DIRECTION
Your task is to retype the lines from the opening of the material through the line that includes "12.0, 13.0, 13.5];". Do not copy the pictures.

DATA PROVIDED
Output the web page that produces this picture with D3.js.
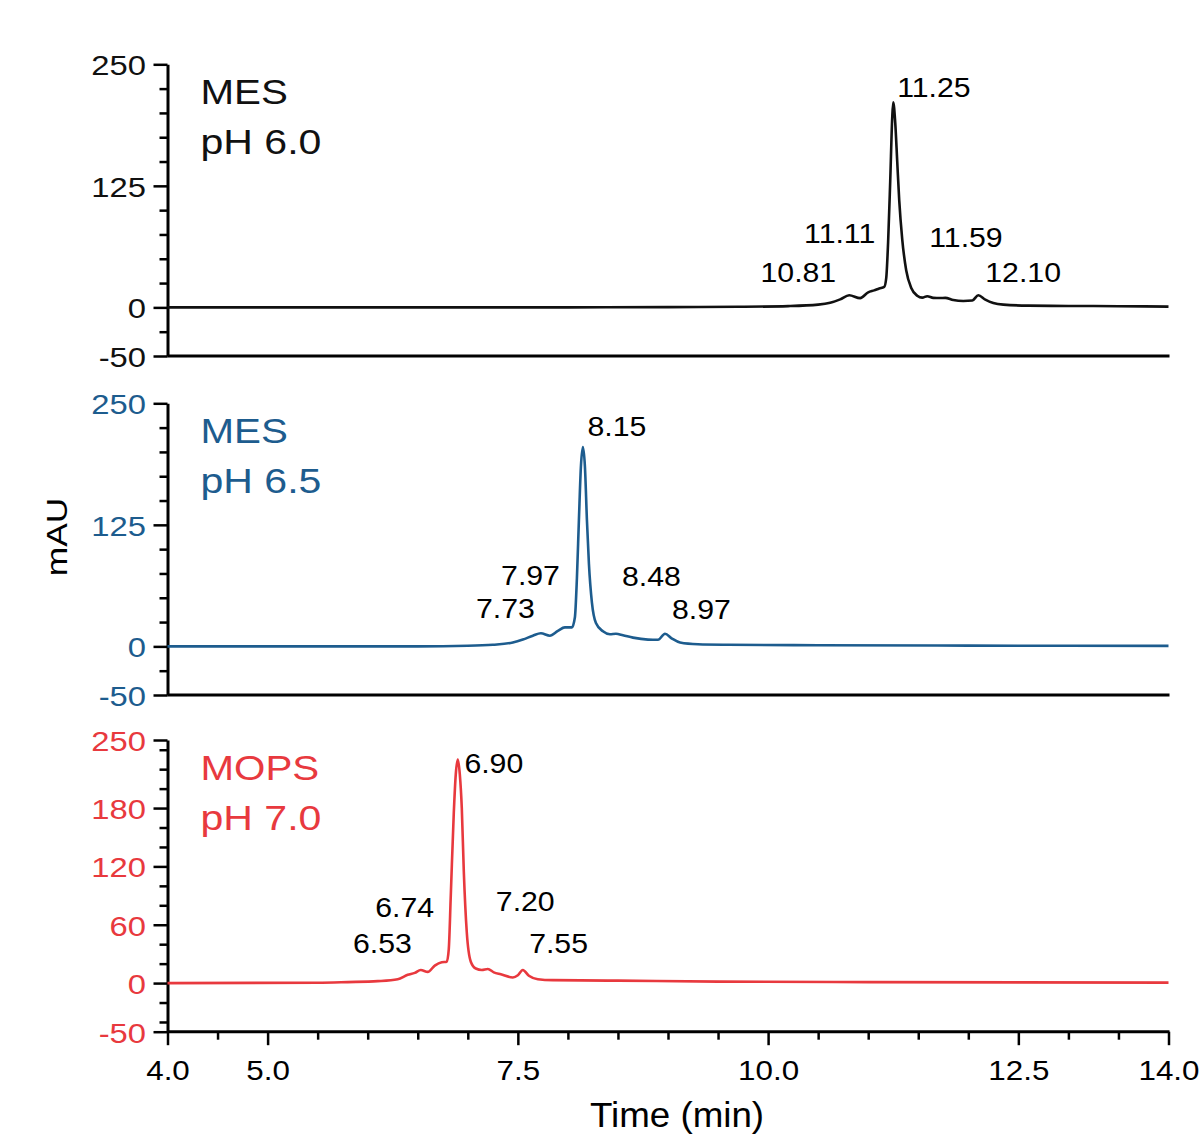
<!DOCTYPE html>
<html>
<head>
<meta charset="utf-8">
<script src="https://cdn.jsdelivr.net/npm/d3@7"></script>
<style>
  html, body { margin: 0; padding: 0; background: #fff; }
  svg { display: block; }
  text { font-family: "Liberation Sans", Arial, sans-serif; }
</style>
</head>
<body>
<svg id="chart" width="1201" height="1135"></svg>
<script>
// ---- data -------------------------------------------------------------
const bufferNames = ["MES", "MES", "MOPS"];
const bufferPH = ["pH 6.0", "pH 6.5", "pH 7.0"];

// x axis (retention time, min)
const timeDomain = [4.0, 14.0];
const timeMajorTicks = [4.0, 5.0, 7.5, 10.0, 12.5, 14.0];
const timeMinorTicks = [4.5, 5.5, 6.0, 6.5, 7.0, 8.0, 8.5, 9.0, 9.5, 10.5, 11.0, 11.5, 12.0, 13.0, 13.5];

// y axes (mAU)
const absDomain = [-50, 250];
const absLabelTicksMES = [250, 125, 0, -50];
const absMinorTicksMES = [225, 200, 175, 150, 100, 75, 50, 25, -25];
const absLabelTicksMOPS = [250, 180, 120, 60, 0, -50];
const absMinorTicksMOPS = [240, 220, 200, 160, 140, 100, 80, 40, 20, -20, -40];

// chromatograms: [time (min), absorbance (mAU)]
const traceMES60 = [
  [4.0, 0], [8.0, 0], [9.0, 0.3], [9.7, 0.6], [10.2, 1.3], [10.5, 2.8], [10.62, 4.7],
  [10.72, 8.2], [10.81, 12.5], [10.92, 9.5], [11.0, 15.5], [11.06, 17.5], [11.11, 19.5],
  [11.16, 21], [11.18, 30], [11.2, 70], [11.22, 130], [11.24, 195], [11.25, 211],
  [11.27, 190], [11.29, 150], [11.31, 110], [11.34, 70], [11.38, 38], [11.43, 20],
  [11.49, 12], [11.54, 10], [11.59, 11.5], [11.65, 9.8], [11.72, 9.6], [11.77, 9.8],
  [11.85, 7.5], [11.95, 6.5], [12.04, 7], [12.10, 12.5], [12.17, 8], [12.25, 4.5],
  [12.35, 2.8], [12.6, 1.8], [13.0, 1.5], [13.5, 1.2], [14.0, 0.8]
];
const traceMES65 = [
  [4.0, 0], [6.5, 0], [7.0, 0.6], [7.25, 1.7], [7.45, 4], [7.55, 7], [7.65, 11],
  [7.73, 13.5], [7.82, 11], [7.9, 16], [7.97, 19.5], [8.04, 19.5], [8.07, 30],
  [8.09, 70], [8.11, 130], [8.13, 185], [8.15, 205], [8.17, 185], [8.19, 130],
  [8.21, 85], [8.24, 45], [8.28, 24], [8.35, 15.5], [8.42, 12.5], [8.48, 13],
  [8.55, 11.5], [8.65, 9], [8.8, 7], [8.9, 6.8], [8.97, 13], [9.04, 8], [9.12, 4],
  [9.3, 2.2], [9.6, 1.7], [10.5, 1.2], [12.0, 0.8], [14.0, 0.5]
];
const traceMOPS70 = [
  [4.0, 0], [5.5, 0.3], [5.8, 1], [6.1, 2], [6.3, 4], [6.4, 8.5], [6.47, 10.5],
  [6.53, 13.5], [6.6, 11.5], [6.67, 18], [6.74, 21.5], [6.79, 22], [6.81, 35],
  [6.83, 90], [6.86, 175], [6.88, 215], [6.90, 230], [6.92, 215], [6.94, 180],
  [6.96, 115], [6.99, 52], [7.03, 22], [7.08, 15], [7.14, 13.5], [7.20, 14.5],
  [7.26, 11], [7.33, 9], [7.45, 5.8], [7.50, 8], [7.55, 13.5], [7.61, 7.5],
  [7.7, 4], [7.85, 3], [8.5, 2.5], [9.5, 1.5], [11.0, 1], [14.0, 0.5]
];

// annotated retention times (min)
const peaksMES60 = [11.25, 11.11, 10.81, 11.59, 12.10];
const peaksMES65 = [8.15, 7.97, 7.73, 8.48, 8.97];
const peaksMOPS70 = [6.90, 6.74, 6.53, 7.20, 7.55];

// ---- layout -----------------------------------------------------------
const COLORS = ["#111111", "#1d5c8e", "#e8393e"];
const AXIS_COLOR = "#000";
const panelTops = [64.3, 403.3, 740];
const panelHeight = 291.7;
const xRange = [167.5, 1168.5];
const FONT = '"Liberation Sans", Arial, sans-serif';

// label placement per annotated peak: anchor side, horizontal gap (px), baseline (mAU)
const peakLabelLayout = [
  [{a: "start", dx: 4, at: 216.5}, {a: "end", dx: -4, at: 66.5}, {a: "end", dx: -13, at: 26.6},
   {a: "start", dx: 2, at: 62.5}, {a: "start", dx: 7, at: 26.6}],
  [{a: "start", dx: 4.6, at: 216.5}, {a: "end", dx: -5, at: 63.5}, {a: "end", dx: -6, at: 29},
   {a: "start", dx: 6, at: 62.5}, {a: "start", dx: 7, at: 28.2}],
  [{a: "start", dx: 6.6, at: 216.5}, {a: "end", dx: -7.7, at: 68.4}, {a: "end", dx: -9, at: 30.8},
   {a: "start", dx: 8, at: 74.6}, {a: "start", dx: 6.3, at: 30.8}]
];

const panels = [
  {trace: traceMES60, peaks: peaksMES60, labelTicks: absLabelTicksMES, minorTicks: absMinorTicksMES},
  {trace: traceMES65, peaks: peaksMES65, labelTicks: absLabelTicksMES, minorTicks: absMinorTicksMES},
  {trace: traceMOPS70, peaks: peaksMOPS70, labelTicks: absLabelTicksMOPS, minorTicks: absMinorTicksMOPS}
];

// ---- drawing ----------------------------------------------------------
const svg = d3.select("#chart");
const x = d3.scaleLinear().domain(timeDomain).range(xRange);
const plainNumber = d => String(d);   // hyphen-minus, as in the instrument export

// text with a slightly widened face
function addText(parent, px, py, str, opts) {
  return parent.append("text")
    .attr("transform", `translate(${px},${py}) scale(${opts.sx},1)`)
    .attr("text-anchor", opts.anchor || "start")
    .attr("font-size", opts.size)
    .attr("fill", opts.fill || "#000")
    .text(str);
}

panels.forEach((p, i) => {
  const top = panelTops[i];
  const y = d3.scaleLinear().domain(absDomain).range([top + panelHeight, top]);
  const g = svg.append("g");
  const color = COLORS[i];

  // minor y ticks
  const minorAxis = g.append("g")
    .attr("transform", `translate(${xRange[0]},0)`)
    .call(d3.axisLeft(y).tickValues(p.minorTicks).tickSize(8).tickSizeOuter(0).tickFormat(""));
  minorAxis.select(".domain").remove();
  minorAxis.selectAll("line").attr("stroke", AXIS_COLOR).attr("stroke-width", 2.5);

  // labelled y ticks
  const majorAxis = g.append("g")
    .attr("transform", `translate(${xRange[0]},0)`)
    .call(d3.axisLeft(y).tickValues(p.labelTicks).tickSize(14).tickSizeOuter(0)
      .tickPadding(0).tickFormat(plainNumber));
  majorAxis.select(".domain").attr("stroke", AXIS_COLOR).attr("stroke-width", 3);
  majorAxis.selectAll("line").attr("stroke", AXIS_COLOR).attr("stroke-width", 2.5);
  majorAxis.selectAll("text")
    .attr("x", null).attr("dy", null)
    .attr("font-size", 28.5)
    .attr("font-family", FONT)
    .attr("fill", color)
    .attr("transform", "translate(-21.5,10.5) scale(1.15,1)");

  // bottom frame line at the lower end of the y range
  g.append("line")
    .attr("x1", xRange[0]).attr("x2", xRange[1] + 1)
    .attr("y1", y(absDomain[0])).attr("y2", y(absDomain[0]))
    .attr("stroke", AXIS_COLOR).attr("stroke-width", 3);

  // chromatogram
  const line = d3.line()
    .x(d => x(d[0]))
    .y(d => y(d[1]))
    .curve(d3.curveMonotoneX);
  g.append("path")
    .datum(p.trace)
    .attr("d", line)
    .attr("fill", "none")
    .attr("stroke", color)
    .attr("stroke-width", 2.6)
    .attr("stroke-linejoin", "round");

  // buffer label
  addText(g, 200.5, top + 40, bufferNames[i], {size: 36, fill: color, sx: 1.12});
  addText(g, 200.5, top + 90, bufferPH[i], {size: 36, fill: color, sx: 1.14});

  // retention-time annotations
  p.peaks.forEach((rt, k) => {
    const lay = peakLabelLayout[i][k];
    addText(g, x(rt) + lay.dx, y(lay.at), rt.toFixed(2), {size: 28, anchor: lay.a, sx: 1.08});
  });

  // time axis on the bottom panel only
  if (i === panels.length - 1) {
    const base = y(absDomain[0]);
    const minorX = g.append("g")
      .attr("transform", `translate(0,${base})`)
      .call(d3.axisBottom(x).tickValues(timeMinorTicks).tickSize(8).tickSizeOuter(0).tickFormat(""));
    minorX.select(".domain").remove();
    minorX.selectAll("line").attr("stroke", AXIS_COLOR).attr("stroke-width", 2.5);

    const majorX = g.append("g")
      .attr("transform", `translate(0,${base})`)
      .call(d3.axisBottom(x).tickValues(timeMajorTicks).tickSize(13.5).tickSizeOuter(0)
        .tickFormat(d3.format(".1f")));
    majorX.select(".domain").remove();
    majorX.selectAll("line").attr("stroke", AXIS_COLOR).attr("stroke-width", 2.5);
    majorX.selectAll("text")
      .attr("y", null).attr("dy", null)
      .attr("font-size", 28.5)
      .attr("font-family", FONT)
      .attr("fill", "#000")
      .attr("transform", "translate(0,48.5) scale(1.1,1)");

    addText(svg, 677, base + 95, "Time (min)", {size: 35, anchor: "middle", sx: 1.05});
  }
});

// shared y-axis title
svg.append("text")
  .attr("transform", "translate(66.5,537) rotate(-90) scale(1.18,1)")
  .attr("text-anchor", "middle")
  .attr("font-size", 30)
  .attr("fill", "#000")
  .text("mAU");
</script>
</body>
</html>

COMPLETED TASK
Output the web page that produces this picture with D3.js.
<!DOCTYPE html>
<html>
<head>
<meta charset="utf-8">
<script src="https://cdn.jsdelivr.net/npm/d3@7"></script>
<style>
  html, body { margin: 0; padding: 0; background: #fff; }
  svg { display: block; }
  text { font-family: "Liberation Sans", Arial, sans-serif; }
</style>
</head>
<body>
<svg id="chart" width="1201" height="1135"></svg>
<script>
// ---- data -------------------------------------------------------------
const bufferNames = ["MES", "MES", "MOPS"];
const bufferPH = ["pH 6.0", "pH 6.5", "pH 7.0"];

// x axis (retention time, min)
const timeDomain = [4.0, 14.0];
const timeMajorTicks = [4.0, 5.0, 7.5, 10.0, 12.5, 14.0];
const timeMinorTicks = [4.5, 5.5, 6.0, 6.5, 7.0, 8.0, 8.5, 9.0, 9.5, 10.5, 11.0, 11.5, 12.0, 13.0, 13.5];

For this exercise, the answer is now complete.